En 1963, le prix Lénine lui est attribué pour son recueil Nouvelles des montagnes et des steppes. Ecrit à la même époque, Le Premier Maître (1964, éd. EFR) fera l'objet, comme plusieurs autres romans, d'une adaptation au cinéma par Andreï Mikhalkov-Kontchalovski. Jusqu'à cette époque, il écrit en kirghiz avant de se traduire lui-même en russe. A partir d'Adieu Goulsary (1968), il écrit, "pour des considérations tactiques",expliquera-t-il au Monde en février 1983, directement en français. Dans Une journée plus longue qu'un siècle (éd. Temps actuels, 1983), il confronte la vieille civilisation kirghize et la vie des steppes aux robots de science-fiction. Au travers de cette parabole, c'est le citoyen soviétique qu'il rappelle à ses devoirs d'individu.
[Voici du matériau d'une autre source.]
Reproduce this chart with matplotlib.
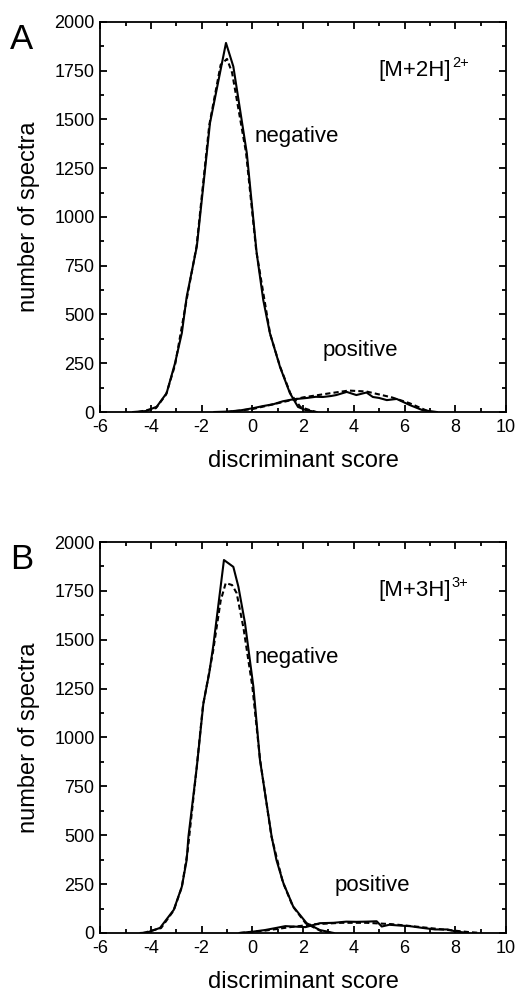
import matplotlib
matplotlib.use("Agg")
import matplotlib.pyplot as plt
from matplotlib.ticker import MultipleLocator

plt.rcParams['font.family'] = ['Liberation Sans', 'DejaVu Sans']
plt.rcParams['axes.unicode_minus'] = False

# panel A: [M+2H]2+
a_neg_x = [-4.7, -4.2, -3.77, -3.38, -3.05, -2.78, -2.59, -2.19, -1.67, -1.04, -0.75, -0.22, 0.17, 0.43, 0.69, 1.09, 1.48, 1.8, 2.1, 2.53]
a_neg_y = [0, 5, 27, 97, 250, 405, 590, 848, 1482, 1892, 1771, 1328, 815, 574, 405, 231, 97, 26, 10, 0]
a_negfit_x = [-4.5, -3.8, -3.4, -3.05, -2.6, -2.2, -1.7, -1.25, -1.0, -0.8, -0.25, 0.15, 0.7, 1.1, 1.5, 1.9, 2.5]
a_negfit_y = [0, 20, 90, 240, 570, 850, 1470, 1780, 1810, 1740, 1330, 830, 400, 230, 95, 25, 0]
a_pos_x = [-1.5, -1.0, -0.49, 0.04, 0.4, 0.83, 1.2, 1.6, 2.15, 2.5, 2.78, 3.1, 3.31, 3.72, 4.1, 4.5, 4.75, 5.0, 5.3, 5.69, 6.2, 6.7, 7.27]
a_pos_y = [0, 2, 8, 20, 30, 40, 55, 65, 72, 78, 77, 82, 87, 103, 87, 100, 77, 72, 61, 67, 36, 10, 0]
a_posfit_x = [-1.0, 0.0, 1.0, 2.0, 3.0, 3.8, 4.5, 5.5, 6.2, 7.0]
a_posfit_y = [0, 15, 45, 75, 95, 110, 105, 75, 45, 0]

# panel B: [M+3H]3+
b_neg_x = [-4.4, -4.16, -3.64, -3.1, -2.78, -2.59, -2.52, -2.19, -1.93, -1.7, -1.54, -1.12, -0.75, -0.55, -0.29, 0.04, 0.3, 0.76, 0.95, 1.22, 1.61, 2.14, 2.66, 3.2]
b_neg_y = [0, 2, 26, 118, 237, 373, 493, 850, 1176, 1330, 1470, 1908, 1873, 1771, 1585, 1260, 885, 493, 373, 256, 135, 50, 15, 0]
b_negfit_x = [-4.3, -3.6, -3.1, -2.78, -2.55, -2.2, -1.95, -1.55, -1.25, -1.05, -0.8, -0.62, -0.35, 0.0, 0.3, 0.75, 1.2, 1.6, 2.1, 2.7, 3.2]
b_negfit_y = [0, 25, 115, 235, 420, 840, 1160, 1440, 1700, 1790, 1780, 1739, 1560, 1260, 890, 495, 260, 135, 50, 10, 0]
b_pos_x = [-0.5, 0.04, 0.5, 0.95, 1.3, 1.6, 2.1, 2.66, 3.2, 3.7, 4.1, 4.5, 4.9, 5.1, 5.4, 5.8, 6.2, 6.7, 7.2, 7.7, 8.0, 8.5]
b_pos_y = [0, 7, 15, 26, 35, 33, 30, 50, 52, 58, 57, 58, 60, 33, 42, 38, 35, 26, 18, 18, 8, 0]
b_posfit_x = [-0.5, 0.5, 1.5, 2.5, 3.5, 4.5, 5.5, 6.5, 7.5, 8.5, 9.0]
b_posfit_y = [0, 12, 30, 45, 52, 52, 45, 32, 18, 5, 0]

panels = [
    ("A", "[M+2H]", "2+", (a_neg_x, a_neg_y), (a_negfit_x, a_negfit_y),
     (a_pos_x, a_pos_y), (a_posfit_x, a_posfit_y), (2.75, 313)),
    ("B", "[M+3H]", "3+", (b_neg_x, b_neg_y), (b_negfit_x, b_negfit_y),
     (b_pos_x, b_pos_y), (b_posfit_x, b_posfit_y), (3.25, 245)),
]

fig = plt.figure(figsize=(5.19, 9.94), dpi=100)
boxes = [[0.193, 0.5855, 0.782, 0.3925], [0.193, 0.0614, 0.782, 0.3933]]

for box, (letter, ion, charge, neg, negfit, pos, posfit, pos_xy) in zip(boxes, panels):
    ax = fig.add_axes(box)
    ax.plot(neg[0], neg[1], color="black", lw=1.5)
    ax.plot(negfit[0], negfit[1], color="black", lw=1.5, linestyle=(0, (2.5, 1.5)))
    ax.plot(pos[0], pos[1], color="black", lw=1.5)
    ax.plot(posfit[0], posfit[1], color="black", lw=1.5, linestyle=(0, (2.5, 1.5)))

    ax.set_xlim(-6, 10)
    ax.set_ylim(0, 2000)
    ax.xaxis.set_major_locator(MultipleLocator(2))
    ax.xaxis.set_minor_locator(MultipleLocator(1))
    ax.yaxis.set_major_locator(MultipleLocator(250))
    ax.yaxis.set_minor_locator(MultipleLocator(125))
    ax.tick_params(which="both", direction="in", top=True, right=True, width=1.3)
    ax.tick_params(which="major", length=5, labelsize=13)
    ax.tick_params(axis="x", which="major", pad=5)
    ax.tick_params(axis="y", which="major", pad=4)
    ax.tick_params(which="minor", length=3)
    for sp in ax.spines.values():
        sp.set_linewidth(1.3)

    ax.set_xlabel("discriminant score", fontsize=17, labelpad=10)
    ax.set_ylabel("number of spectra", fontsize=17, labelpad=10)

    ax.text(0.1, 1410, "negative", fontsize=16, va="center", ha="left")
    ax.text(pos_xy[0], pos_xy[1], "positive", fontsize=16, va="center", ha="left")
    t = ax.text(4.95, 1750, ion, fontsize=16, va="center", ha="left")
    ax.annotate(charge, xy=(1.0, 0.55), xycoords=t, xytext=(1, 0),
                textcoords="offset points", fontsize=10.5, va="bottom", ha="left")

    fig.text(0.02, box[1] + box[3] - 0.001, letter, fontsize=25, va="top", ha="left")

fig.savefig("out.png", dpi=100)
Quand Mikhaïl Gorbatchev arrive au pouvoir, en 1985, et lance sa perestroïka (refonte de la société), il fait de Tchinguiz Aïtmatov l'un de ses conseillers. Lorsque la bataille fait rage au sein du parti entre les tenants de l'ouverture et les partisans de la continuité, l'écrivain choisit son camp. Virulent critique du stalinisme, il publie, en mai 1987 dans les Izvestia, un réquisitoire musclé contre le Petit Père des peuples, s'érigeant contre le mythe du vainqueur de la grande guerre patriotique (1941-1945). "Qui peut démontrer que le pays aurait perdu la guerre si le chef suprême n'avait pas été Staline ?", interrogeait-il alors.

A partir de 1990, il réside en Europe et devient ambassadeur de la Russie au Luxembourg, puis représentant du Kirghizstan en Belgique. "Ma génération ne pouvait pas envisager, même en théorie, les bouleversements qui se sont produits. Cela ne concerne pas seulement les peuples de l'ancienne Union soviétique, mais l'ensemble du monde. Au départ, nous envisagions la perestroïka comme un processus de réformes prévisible, mais l'histoire l'a transformée en mouvement spontané."

Pour lui, pas de vraie refonte de la société sans une "perestroïka de la mémoire". Le stalinisme l'avait marqué à jamais. Un quart de siècle plus tard, alors que l'URSS n'est plus et que la Kirghizie est devenue indépendante, l'écrivain fait ériger un mémorial aux victimes des répressions staliniennes près de Bichkek, la capitale kirghize. Il lui donne le nom d'Ata Beyit ("tombe du père"). Les corps des victimes des purges staliniennes - dont celui de son père - y ont été inhumés. C'est là que Tchinguiz Aïtmatov sera mis en terre, samedi 14 juin, décrété jour de deuil national par le président kirghiz Kourmanbek Bakiev.

Le hasard a voulu que la mort de Tchinguiz Aïtmatov coïncide avec la sortie en France de son dernier roman, Le Léopard des neiges (traduit du russe par Pierre Frugier et Charlotte Yelnik, éd. Le Temps des cerises, 302 p., 20 €).